Aksi demo besar-besaran mahasiswa dari seluruh Indonesia juga menyimpan sejumlah kasus pelanggaran HAM oleh aparat keamanan terhadap rakyat sipil. Semuanya berlangsung secara sporadic dan sangat massif pada waktu itu. Karena institusi hokum telah dikuasai oleh penguasa, maka HAM adalah alat yang digunakan untuk menjerat para pelaku pelanggaran tersebut.
Bahkan ketika masa reformasi, cara-cara pelenyapan aktifis masih juga terjadi. Masih segar dalam ingatan kita bagaimana almarhum Munir yang tewas secara mendadak dalam perjalanannya ke Belanda. Di dalam darahnya ditemukan racun jenis arsen yang melewati ambang batas normal. Diduga kuat dia telah dengan sengaja diracun.
Maka popularitas HAM ini semakin mendapat tempat di negeri ini. Telahpun masuk ke dalam struktur Negara melalui pembentukkan Komisi Nasional (Komnas) HAM.
HAM dan aliran sesat
Pada perkembangannya, HAM kemudian tidak banyak bersinggungan dengan pesoalan kekerasan atau peleyapan para aktifis. Iklim demokrasi yang lebih terbuka bagi aspirasi membuat perubahan pola relasi antara pemerintah dan masyarakat.
Akan halnya HAM kemudian mencari bentuknya sendiri atau dengan kata lain mulai menjamah ranah lain seperti persoalan agama. Belum lama sejumlah kalangan menggugat fatwa Majelis Ulama Indonesia (MU) tentang aliran sesat dan mengecam pelarangan beberapa aliran sesat oleh Kejaksaan Agung RI .
Bahkan, mereka juga menuntut agar MUI dibubarkan. Karena mereka mengangap pelarangan terhadap aliran sesat adalah tindakan pelanggaran HAM. Inilah suatu bentuk aktifitas HAM model baru seiring perubahan iklim demokrasi di negeri ini.

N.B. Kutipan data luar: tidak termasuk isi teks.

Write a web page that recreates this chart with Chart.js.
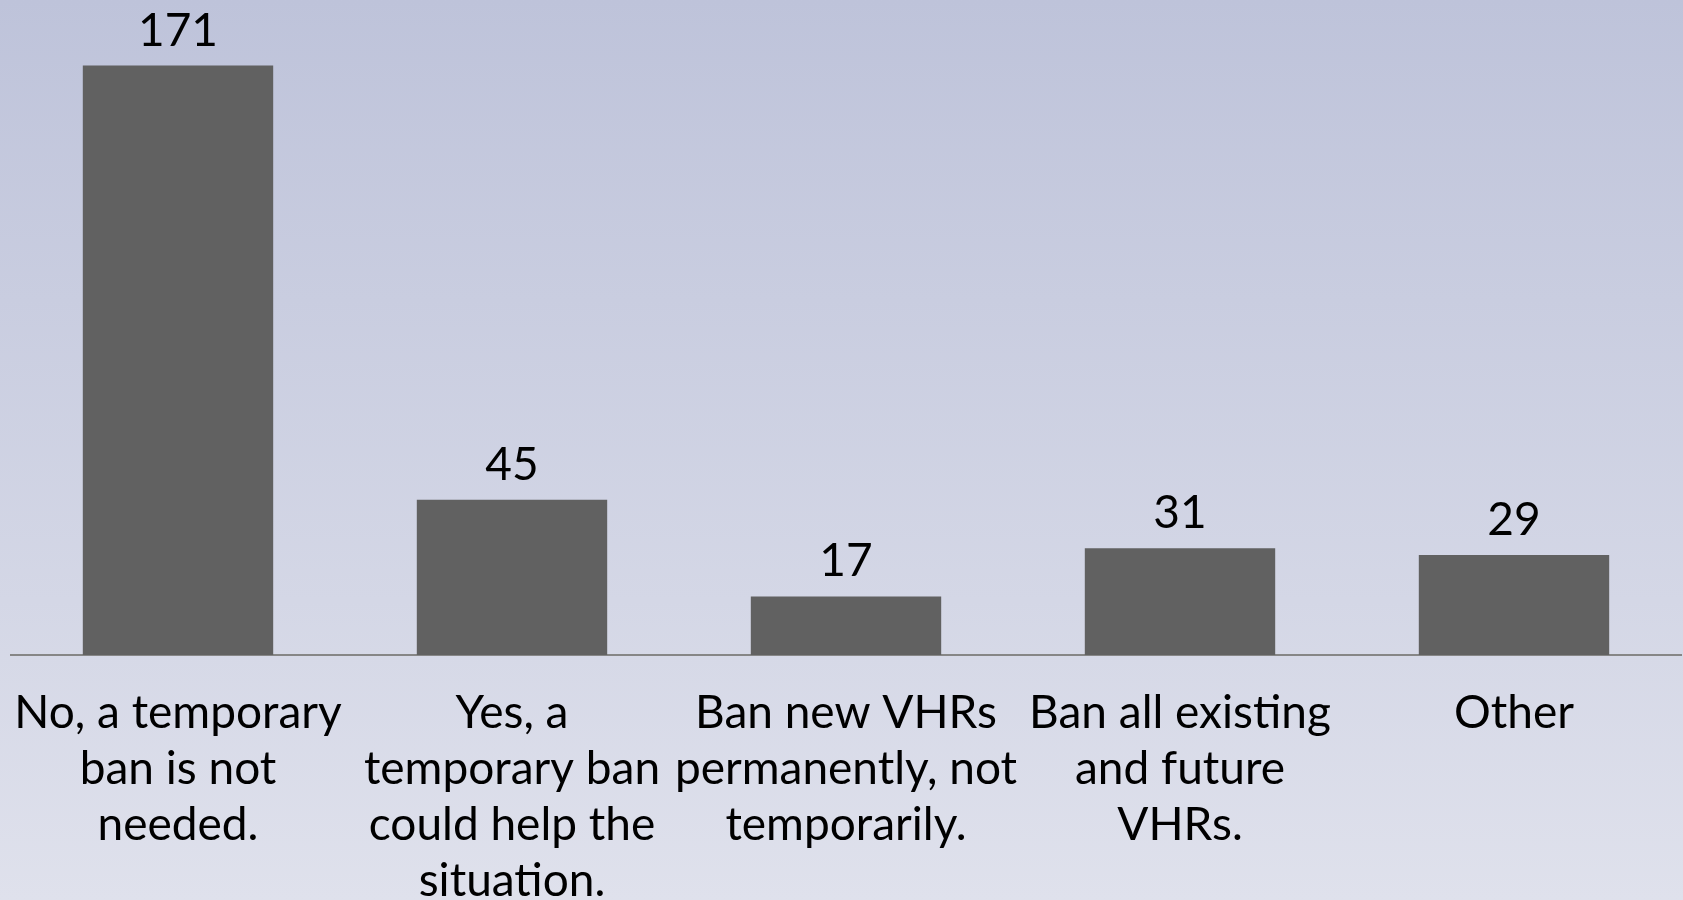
<!DOCTYPE html>
<html>
<head>
<meta charset="utf-8">
<script src="https://cdn.jsdelivr.net/npm/chart.js@4/dist/chart.umd.min.js"></script>
<style>
  html, body { margin: 0; padding: 0; }
  body { width: 1683px; height: 900px; overflow: hidden;
         background: linear-gradient(to bottom, #bec3da 0%, #dfe1ec 100%); }
  #wrap { position: relative; width: 1683px; height: 900px; }
</style>
</head>
<body>
<div id="wrap"><canvas id="c" width="1683" height="900"></canvas></div>
<script>
const categories = [
  ["No, a temporary", "ban is not", "needed."],
  ["Yes, a", "temporary ban", "could help the", "situation."],
  ["Ban new VHRs", "permanently, not", "temporarily."],
  ["Ban all existing", "and future", "VHRs."],
  ["Other"]
];
const responses = [171, 45, 17, 31, 29];

const FONT = 'Lato, "Open Sans", sans-serif';

const valueLabels = {
  id: 'valueLabels',
  afterDatasetsDraw(chart) {
    const ctx = chart.ctx;
    const meta = chart.getDatasetMeta(0);
    ctx.save();
    ctx.font = '46px ' + FONT;
    ctx.fillStyle = '#000';
    ctx.textAlign = 'center';
    ctx.textBaseline = 'alphabetic';
    meta.data.forEach((bar, i) => {
      ctx.fillText(String(chart.data.datasets[0].data[i]), bar.x, bar.y - 20);
    });
    ctx.restore();
  }
};

new Chart(document.getElementById('c'), {
  type: 'bar',
  data: {
    labels: categories,
    datasets: [{
      data: responses,
      backgroundColor: '#616161',
      borderWidth: 0,
      categoryPercentage: 1,
      barPercentage: 0.57
    }]
  },
  options: {
    responsive: false,
    animation: false,
    layout: { padding: { left: 11, right: 2, top: 0, bottom: 0 } },
    plugins: { legend: { display: false }, tooltip: { enabled: false } },
    scales: {
      x: {
        grid: { display: false, drawTicks: false },
        border: { display: true, color: '#868686', width: 2 },
        ticks: {
          color: '#000',
          font: { family: FONT, size: 46, lineHeight: 1.22 },
          padding: 30,
          maxRotation: 0,
          autoSkip: false
        },
        afterFit(scale) {
          scale.height = 245;
          scale.paddingLeft = 0;
          scale.paddingRight = 0;
        }
      },
      y: {
        display: false,
        min: 0,
        max: 190
      }
    }
  },
  plugins: [valueLabels]
});
</script>
</body>
</html>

Banyak yang dinilai, aktifitas para aktifis HAM ini kurang kerjaan, ada juga yang menilai aktifitas HAM di negeri ini sebagai alat titipan kepentingan tertentu. Mereka sengaja didanai untuk memperjuangkan kepentingan tersebut baik mereka sadari maupun tanpa mereka sadari.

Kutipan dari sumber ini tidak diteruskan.